Pemerintah akhirnya memberikan tambahan bagi hasil sebesar lima persen kepada PT Pertamina Hulu Energi (PHE) sebagai operator Blok Offshore North West Java (ONWJ). Tambahan ini agar blok tersebut bisa lebih ekonomis menggunakan skema kontrak gross split.

Wakil Menteri Energi dan Sumber Daya Mineral (ESDM) Arcandra Tahar mengatakan dengan tambahan lima persen, keekonomian Blok ONWJ menjadi lebih menguntungkan. Bahkan dibandingkan menggunakan skema kontrak bagi hasil konvensional. “Dengan penambahan itu keekonomiannya lebih bagus," ujar dia di Kementerian ESDM, Jakarta, Rabu (5/7).

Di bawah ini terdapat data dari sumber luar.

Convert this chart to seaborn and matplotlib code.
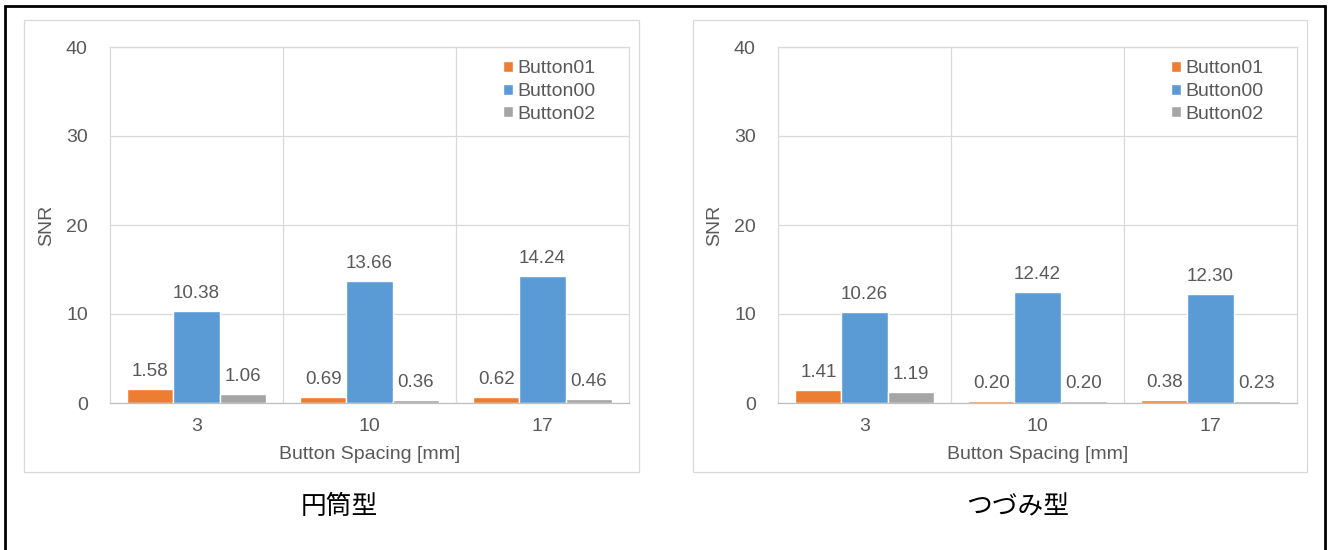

Bagi hasil minyak yang diterima sebelum tambahan tadi, yakni PHE sebesar  57,5 persen dan 42,5 persen untuk negara. Sedangkan untuk gas, porsinya 37,5 persen bagian pemerintah dan 62,5 persen bagian kontraktor. 

(Baca: Wamen ESDM Pastikan Blok ONWJ Lebih Untung Pakai Gross Split)

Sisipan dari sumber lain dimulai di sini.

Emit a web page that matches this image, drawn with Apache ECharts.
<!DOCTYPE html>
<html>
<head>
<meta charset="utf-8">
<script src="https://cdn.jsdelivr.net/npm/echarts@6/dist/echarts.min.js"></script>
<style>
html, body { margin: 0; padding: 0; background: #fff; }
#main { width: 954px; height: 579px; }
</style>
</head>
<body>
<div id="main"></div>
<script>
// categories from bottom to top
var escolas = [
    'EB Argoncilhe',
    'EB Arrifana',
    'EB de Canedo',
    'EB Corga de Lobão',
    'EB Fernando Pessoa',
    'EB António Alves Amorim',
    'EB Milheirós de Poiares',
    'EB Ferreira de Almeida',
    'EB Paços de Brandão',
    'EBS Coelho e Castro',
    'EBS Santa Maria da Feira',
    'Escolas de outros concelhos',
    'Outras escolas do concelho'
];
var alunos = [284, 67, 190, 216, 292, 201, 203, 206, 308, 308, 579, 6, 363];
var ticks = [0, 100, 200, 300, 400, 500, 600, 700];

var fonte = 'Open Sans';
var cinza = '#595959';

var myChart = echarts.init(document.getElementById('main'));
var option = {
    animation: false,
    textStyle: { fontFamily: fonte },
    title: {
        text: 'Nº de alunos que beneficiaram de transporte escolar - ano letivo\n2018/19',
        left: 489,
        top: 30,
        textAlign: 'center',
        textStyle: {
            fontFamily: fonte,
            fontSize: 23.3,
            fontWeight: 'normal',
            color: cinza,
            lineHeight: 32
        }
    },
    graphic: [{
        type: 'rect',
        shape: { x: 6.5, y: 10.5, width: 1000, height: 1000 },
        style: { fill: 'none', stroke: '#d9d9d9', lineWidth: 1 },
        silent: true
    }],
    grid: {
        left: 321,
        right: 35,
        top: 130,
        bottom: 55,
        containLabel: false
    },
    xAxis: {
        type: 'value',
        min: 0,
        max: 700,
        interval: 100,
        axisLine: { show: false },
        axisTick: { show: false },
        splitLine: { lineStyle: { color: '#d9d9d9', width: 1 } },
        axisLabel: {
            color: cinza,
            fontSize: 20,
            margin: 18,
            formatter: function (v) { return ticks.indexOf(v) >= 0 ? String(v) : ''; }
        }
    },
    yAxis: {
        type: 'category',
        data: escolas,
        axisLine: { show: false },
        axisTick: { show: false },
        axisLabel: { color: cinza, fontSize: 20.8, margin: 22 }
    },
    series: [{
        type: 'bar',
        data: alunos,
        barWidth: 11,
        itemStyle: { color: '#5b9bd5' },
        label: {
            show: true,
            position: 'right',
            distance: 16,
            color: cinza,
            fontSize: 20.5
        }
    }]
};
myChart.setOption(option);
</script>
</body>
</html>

Presiden Direktur PHE Gunung Sardjono mengatakan belum menerima secara resmi jawaban Kementerian ESDM terkait tambahan bagi hasil lima persen. Namun, jika itu memang disetujui Blok ONWJ akan menjadi percontohan blok terminasi yang ekonomis menggunakan gross split. 

Permintaan lima persen ini pun sesuai dengan Peraturan Menteri ESDM Nomor 8 tahun 2017 tentang Gross Split.  "Kami mencoba memaksimalkan sesuai arahan Permen ESDM, kalau bisa lima persen dan pemerintah mau ya Alhamdulillah," kata Gunung di Kementerian ESDM, Rabu (5/7).

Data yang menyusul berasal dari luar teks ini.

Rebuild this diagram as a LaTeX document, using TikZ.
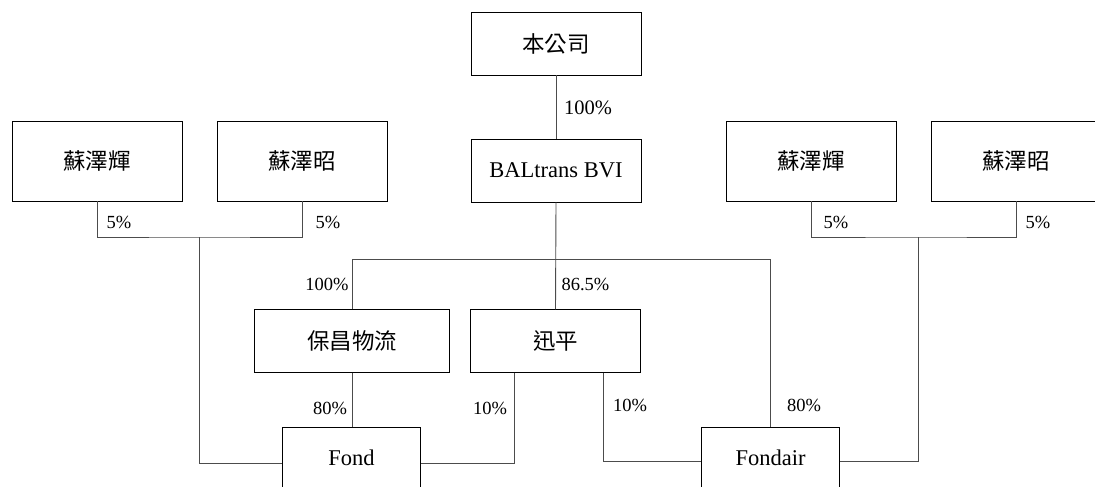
\documentclass[tikz,border=0pt]{standalone}
\usepackage{fontspec}
\setmainfont{Liberation Serif}
\newfontfamily\cjk{Noto Sans CJK TC}
\begin{document}
\begin{tikzpicture}[x=1pt,y=-1pt,
  box/.style={draw=black, line width=0.9pt, inner sep=0pt, font=\fontsize{22.5}{26}\selectfont},
  conn/.style={draw=black!70, line width=0.9pt},
  pct/.style={inner sep=0pt, font=\fontsize{18.5}{21}\selectfont}]
\useasboundingbox (0,0) rectangle (1095,487);
% boxes
\node[box, minimum width=170pt, minimum height=63pt] (top) at (556,43.5) {\cjk 本公司};
\node[box, minimum width=170pt, minimum height=63pt] (balt) at (556,170.5) {BALtrans BVI};
\node[box, minimum width=170pt, minimum height=80pt] (L1) at (97,161) {\cjk 蘇澤輝};
\node[box, minimum width=170pt, minimum height=80pt] (L2) at (302,161) {\cjk 蘇澤昭};
\node[box, minimum width=170pt, minimum height=80pt] (R1) at (811,161) {\cjk 蘇澤輝};
\node[box, minimum width=170pt, minimum height=80pt] (R2) at (1016,161) {\cjk 蘇澤昭};
\node[box, minimum width=194.5pt, minimum height=62.5pt] (bao) at (352,341) {\cjk 保昌物流};
\node[box, minimum width=170.5pt, minimum height=62.5pt] (xun) at (555.5,341) {\cjk 迅平};
\node[box, minimum width=138.5pt, minimum height=62pt] (fond) at (351.5,458) {Fond};
\node[box, minimum width=138.5pt, minimum height=62pt] (fondair) at (770.5,458) {Fondair};
% helper coordinates
\coordinate (jL) at (199,237);
\coordinate (jR) at (918,237);
\coordinate (bus) at (556,259);
\coordinate (fy) at (0,463);
\coordinate (fy2) at (0,461);
\coordinate (x1) at (514,0);
\coordinate (x2) at (603,0);
% connectors
\draw[conn] (top.south) -- (balt.north);
\draw[conn] (L1.south) |- (jL) -| (L2.south);
\draw[conn] (jL) |- (fond.west |- fy);
\draw[conn] (R1.south) |- (jR) -| (R2.south);
\draw[conn] (jR) |- (fondair.east |- fy2);
\draw[conn] (balt.south) -- (xun.north);
\draw[conn] (bao.north) |- (fondair.north |- bus) -- (fondair.north);
\draw[conn] (bao.south) -- (bao.south |- fond.north);
\draw[conn] (xun.south -| x1) |- (fond.east |- fy);
\draw[conn] (xun.south -| x2) |- (fondair.west |- fy2);
% labels
\node[pct, font=\fontsize{20.5}{23}\selectfont] (p1) at (588,108) {100\%};
\node[pct] (p2) at (119,222) {5\%};
\node[pct] (p3) at (328,222) {5\%};
\node[pct] (p4) at (836,222) {5\%};
\node[pct] (p5) at (1038,222) {5\%};
\node[pct] (p6) at (327,284) {100\%};
\node[pct] (p7) at (585.5,284) {86.5\%};
\node[pct] (p8) at (330,408) {80\%};
\node[pct] (p9) at (490,408) {10\%};
\node[pct] (p10) at (630,405.5) {10\%};
\node[pct] (p11) at (804,405.5) {80\%};
\end{tikzpicture}
\end{document}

Adapun alasan meminta tambahan bagi hasil kepada pemerintah  karena ada biaya yang belum dibayar pemerintah pada kontrak sebelumnya. Total nilainya mencapai US$ 452 juta.

(Baca: Teken Kontrak Baru Blok ONWJ, Pertamina Siap Kucurkan Rp 113 Triliun)

Gunung belum bisa berkomentar banyak mengenai dampak dari penambahan bagi hasil ini. Menurutnya hal itu baru akan terasa pada akhir tahun ini. Apalagi ada beberapa hal yang juga ikut mempengaruhi keekonomian Blok ONWJ, diantaranya adanya tanggungan  10 persen hak kelola untuk daerah dan dana pemulihan tambang.

Selain mendapat tambahan bagi hasil lima persen, Pertamina telah mengantongi insentif lainnya yakni harga untuk alokasi migas untuk dalam negeri (Domestic Market Obligation/DMO) yang mengikuti 100 persen  harga pasar. Selama ini harga DMO lebih rendah dari harga pasar yakni sebesar 25 persen dari harga minyak Indonesia.

(Baca: Kontrak Baru Diteken, Pertamina Minta Tambah Bagi Hasil Blok ONWJ)

Penetapan harga yang lebih murah ini dianggap kurang menguntungkan bagi kontraktor. Jadi jika 100 persen diserahkan harga pasar, bisa lebih ekonomis. "Ini lebih menguntungkan dan membantu keekonomian blok tersebut," ujar dia.